Eager to paint the country in a Conservative hue, the federal government recently put John Diefenbaker's name on a prominent Ottawa building, a human rights prize and an icebreaker.
The government is showing much less reverence for the former Tory prime minister's most enduring achievement – the National Energy Board.
The "Chief" created the NEB in 1959 to ensure, as he put it, that "Canada's energy resources are used effectively and prudently, to the best advantage of Canadians."
That's a role the Conservatives apparently now want firmly in the hands of the federal cabinet, not the independent, quasi-judicial NEB.
The massive budget implementation bill, which Parliament could vote on as early as this week, would give cabinet the right to override any future NEB rulings that stand in the way of resource development.
The move has provoked a storm of protest from environmentalists and native groups, who worry that cabinet power will be used to ram through projects, such as the Enbridge Inc.'s Northern Gateway pipeline.
It isn't just about the environment or aboriginal rights, or even that Ottawa has prejudged the process by making it clear it wants the pipeline built.
All Canadians should be concerned, regardless of how they feel about pipelines.
Undermining the NEB's authority and independence turns back the clock on five decades of credible resource regulation – a model that's respected and emulated around the world. The rationale offered by Ottawa for overriding the process is that putting power in the hands of cabinet offers greater accountability.
"We believe that elected officials should make decisions based on the national interest, not unelected bureaucrats," Natural Resources Minister Joe Oliver said recently. "This legislation will ensure that Canadians clearly know who made a decision and why."

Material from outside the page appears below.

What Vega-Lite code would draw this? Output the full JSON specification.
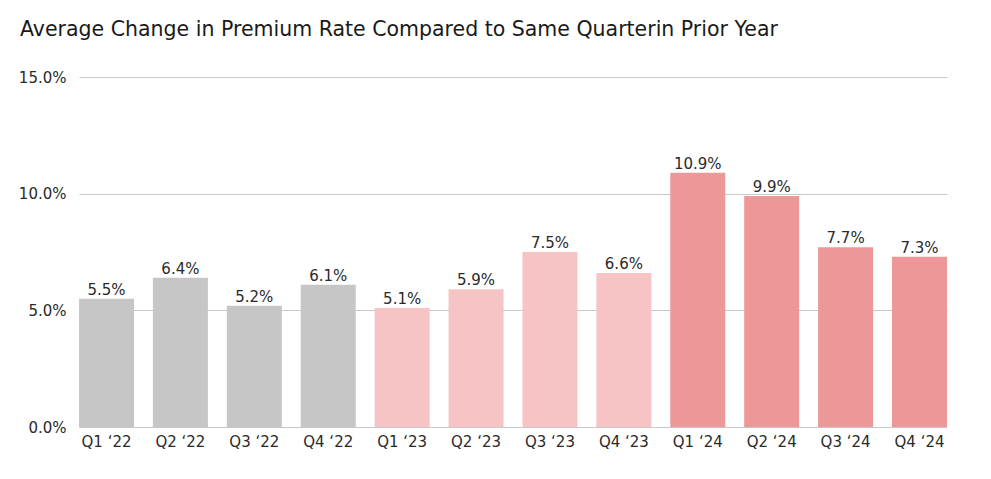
{
  "$schema": "https://vega.github.io/schema/vega-lite/v6.json",
  "width": 868,
  "height": 350,
  "autosize": {"type": "none"},
  "padding": {"left": 79, "top": 77, "right": 44, "bottom": 52},
  "title": {
    "text": "Average Change in Premium Rate Compared to Same Quarterin Prior Year",
    "anchor": "start",
    "frame": "group",
    "dx": -59,
    "offset": 30,
    "fontSize": 20.5,
    "font": "DejaVu Sans",
    "fontWeight": "normal",
    "color": "#1a1a1a"
  },
  "config": {
    "view": {"stroke": null},
    "font": "DejaVu Sans"
  },
  "data": {
    "values": [
      {"quarter": "Q1 ‘22", "value": 5.5, "year": "2022"},
      {"quarter": "Q2 ‘22", "value": 6.4, "year": "2022"},
      {"quarter": "Q3 ‘22", "value": 5.2, "year": "2022"},
      {"quarter": "Q4 ‘22", "value": 6.1, "year": "2022"},
      {"quarter": "Q1 ‘23", "value": 5.1, "year": "2023"},
      {"quarter": "Q2 ‘23", "value": 5.9, "year": "2023"},
      {"quarter": "Q3 ‘23", "value": 7.5, "year": "2023"},
      {"quarter": "Q4 ‘23", "value": 6.6, "year": "2023"},
      {"quarter": "Q1 ‘24", "value": 10.9, "year": "2024"},
      {"quarter": "Q2 ‘24", "value": 9.9, "year": "2024"},
      {"quarter": "Q3 ‘24", "value": 7.7, "year": "2024"},
      {"quarter": "Q4 ‘24", "value": 7.3, "year": "2024"}
    ]
  },
  "encoding": {
    "x": {
      "field": "quarter",
      "type": "ordinal",
      "sort": null,
      "scale": {"paddingInner": 0.256, "paddingOuter": 0},
      "axis": {
        "title": null,
        "labelAngle": 0,
        "ticks": false,
        "domain": false,
        "labelPadding": 7,
        "labelFontSize": 15,
        "labelColor": "#2a2a2a",
        "labelFont": "DejaVu Sans"
      }
    },
    "y": {
      "field": "value",
      "type": "quantitative",
      "scale": {"domain": [0, 15], "nice": false},
      "axis": {
        "title": null,
        "values": [0, 5, 10, 15],
        "labelExpr": "format(datum.value, '.1f') + '%'",
        "ticks": false,
        "domain": false,
        "labelPadding": 13,
        "labelFontSize": 15,
        "labelColor": "#2a2a2a",
        "labelFont": "DejaVu Sans",
        "gridColor": "#c8c8c8",
        "gridWidth": 1
      }
    }
  },
  "layer": [
    {
      "mark": {"type": "bar"},
      "encoding": {
        "color": {
          "field": "year",
          "type": "nominal",
          "scale": {"domain": ["2022", "2023", "2024"], "range": ["#c6c6c6", "#f6c4c4", "#ec9898"]},
          "legend": null
        }
      }
    },
    {
      "mark": {
        "type": "text",
        "baseline": "alphabetic",
        "dy": -4,
        "fontSize": 15,
        "color": "#2a2a2a",
        "font": "DejaVu Sans",
        "text": {"expr": "format(datum.value, '.1f') + '%'"}
      },
      "encoding": {}
    }
  ]
}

That's odd because, as Mr. Diefenbaker put it so well, doing what is right for all Canadians is the NEB's raison d'être. It's very purpose, enshrined in law, is to regulate pipelines, energy exports, power lines and Arctic extraction projects in the best interests of Canadians.

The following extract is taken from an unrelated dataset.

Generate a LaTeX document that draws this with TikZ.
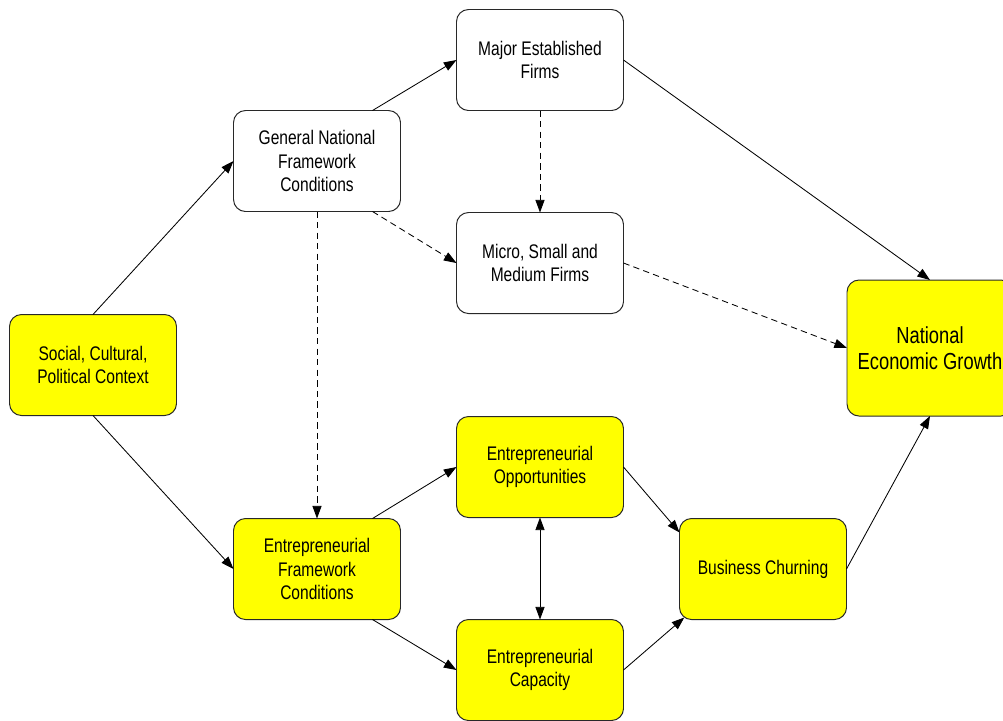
\documentclass[tikz,border=0pt]{standalone}
\usepackage{fontspec}
\setmainfont{Liberation Sans}[FakeStretch=0.79]
\usetikzlibrary{arrows.meta}
\definecolor{boxyellow}{RGB}{255,255,0}
\definecolor{boxline}{RGB}{40,40,40}
\begin{document}
\begin{tikzpicture}[
    box/.style = {draw = boxline, line width = 0.7pt, rounded corners = 0.3cm,
      minimum width = 4.175cm, minimum height = 2.525cm, inner sep = 0pt,
      outer sep = 0pt, align = center, font = \fontsize{14}{16.5}\selectfont},
    plain/.style = {box, fill = white},
    hot/.style = {box, fill = boxyellow},
    link/.style = {-{Triangle[length = 9pt, width = 6.5pt]}, line width = 0.6pt},
    both/.style = {{Triangle[length = 9pt, width = 6.5pt]}-{Triangle[length = 9pt, width = 6.5pt]},
      line width = 0.6pt},
    hint/.style = {link, dash pattern = on 4.5pt off 3pt}]
  \useasboundingbox (0, 0) rectangle (25.075, -18);
  \clip (0, 0) rectangle (25.075, -18);
  \node [hot] (social) at (2.325, -9.125) {Social, Cultural,\\Political Context};
  \node [plain] (general) at (7.925, -4.025) {General National\\Framework\\Conditions};
  \node [plain] (major) at (13.5, -1.5) {Major Established\\Firms};
  \node [plain] (micro) at (13.5, -6.575) {Micro, Small and\\Medium Firms};
  \node [hot, minimum width = 4.15cm, minimum height = 3.4cm,
    font = \fontsize{16.5}{18.5}\selectfont] (growth) at (23.25, -8.7)
    {National\\Economic Growth};
  \node [hot] (opp) at (13.5, -11.675) {Entrepreneurial\\Opportunities};
  \node [hot] (efc) at (7.925, -14.225) {Entrepreneurial\\Framework\\Conditions};
  \node [hot] (churn) at (19.075, -14.225) {Business Churning};
  \node [hot] (capac) at (13.5, -16.75) {Entrepreneurial\\Capacity};
  \draw [link] (social.north) -- (general.west);
  \draw [link] (social.south) -- (efc.west);
  \draw [link] ([xshift = -0.7cm]general.north east) -- (major.west);
  \draw [hint] ([xshift = -0.7cm]general.south east) -- (micro.west);
  \draw [hint] (general.south) -- (efc.north);
  \draw [hint] (major.south) -- (micro.north);
  \draw [link] (major.east) -- (growth.north);
  \draw [hint] (micro.east) -- (growth.west);
  \draw [link] ([xshift = -0.7cm]efc.north east) -- (opp.west);
  \draw [link] ([xshift = -0.7cm]efc.south east) -- (capac.west);
  \draw [both] (opp.south) -- (capac.north);
  \draw [link] (opp.east) -- ([yshift = -0.35cm]churn.north west);
  \draw [link] (capac.east) -- ([xshift = 0.12cm, yshift = 0.05cm]churn.south west);
  \draw [link] (churn.east) -- (growth.south);
\end{tikzpicture}
\end{document}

The agency is structured to ensure that everyone has a voice, in a court-like setting that's transparent, and free of political meddling or lobbying.
The Calgary-based board operates as a court of record, not unlike a civil court. It holds hearings, swears in and interrogates witnesses, and collects evidence. All parties – from individuals to global conglomerates – can participate as intervenors.
The board isn't controlled by bureaucrats, as Mr. Oliver suggests. It's made up of nine members appointed for seven-year terms – order-in-council appointments by the government of the day. Board members often cycle in and out of the oil patch, ensuring that the industry's views are well represented.
Over its lifetime, the NEB hasn't exactly been unfriendly to the energy industry. In fact, it's rare that the board rejects outright any of the roughly 750 applications it gets each year. (In its early days, the NEB did wisely limit natural-gas exports on several occasions when it looked like there might not be enough gas to meet domestic needs.)
And until the government announced its U-turn in regulatory authority last month, the industry seemed pretty happy with the NEB.
"I think we've got a world-class regulatory framework that benefits all Canadians, and the NEB is certainly a key element of that," David Collyer, president of the Canadian Association of Petroleum Producers, gushes in a testimonial prominently displayed on the NEB website. "They play a very important role in ensuring that we've got [a] secure, reliable, affordable energy supply for Canadians, and sustainably develop our abundant energy resources."Ö
Pierre Alvarez, Mr. Collyer's predecessor, calls the NEB "fair and constructive." No hint there that the oil patch sees the NEB as a roadblock.
Decades of jurisprudence give both the industry and ordinary Canadians certainty that the NEB's decisions are fair and evidence-based.
Here's the real danger. The omnibus bill gives Ottawa carte blanche over as many as 750 decisions a year – potentially 3,000 over a four-year term. That's a lot of authority for Canadians, with their X-mark in the voting booth, to grant to a cabinet dominated by one man.
It also de-legitimizes the NEB and injects needless uncertainty into the process.
Decisions about multibillion-dollar projects, with sweeping economic, social and environmental consequences, shouldn't be nakedly political. They should be made deliberately, in the best interests of all Canadians.
DiefÖ would surely say the same thing.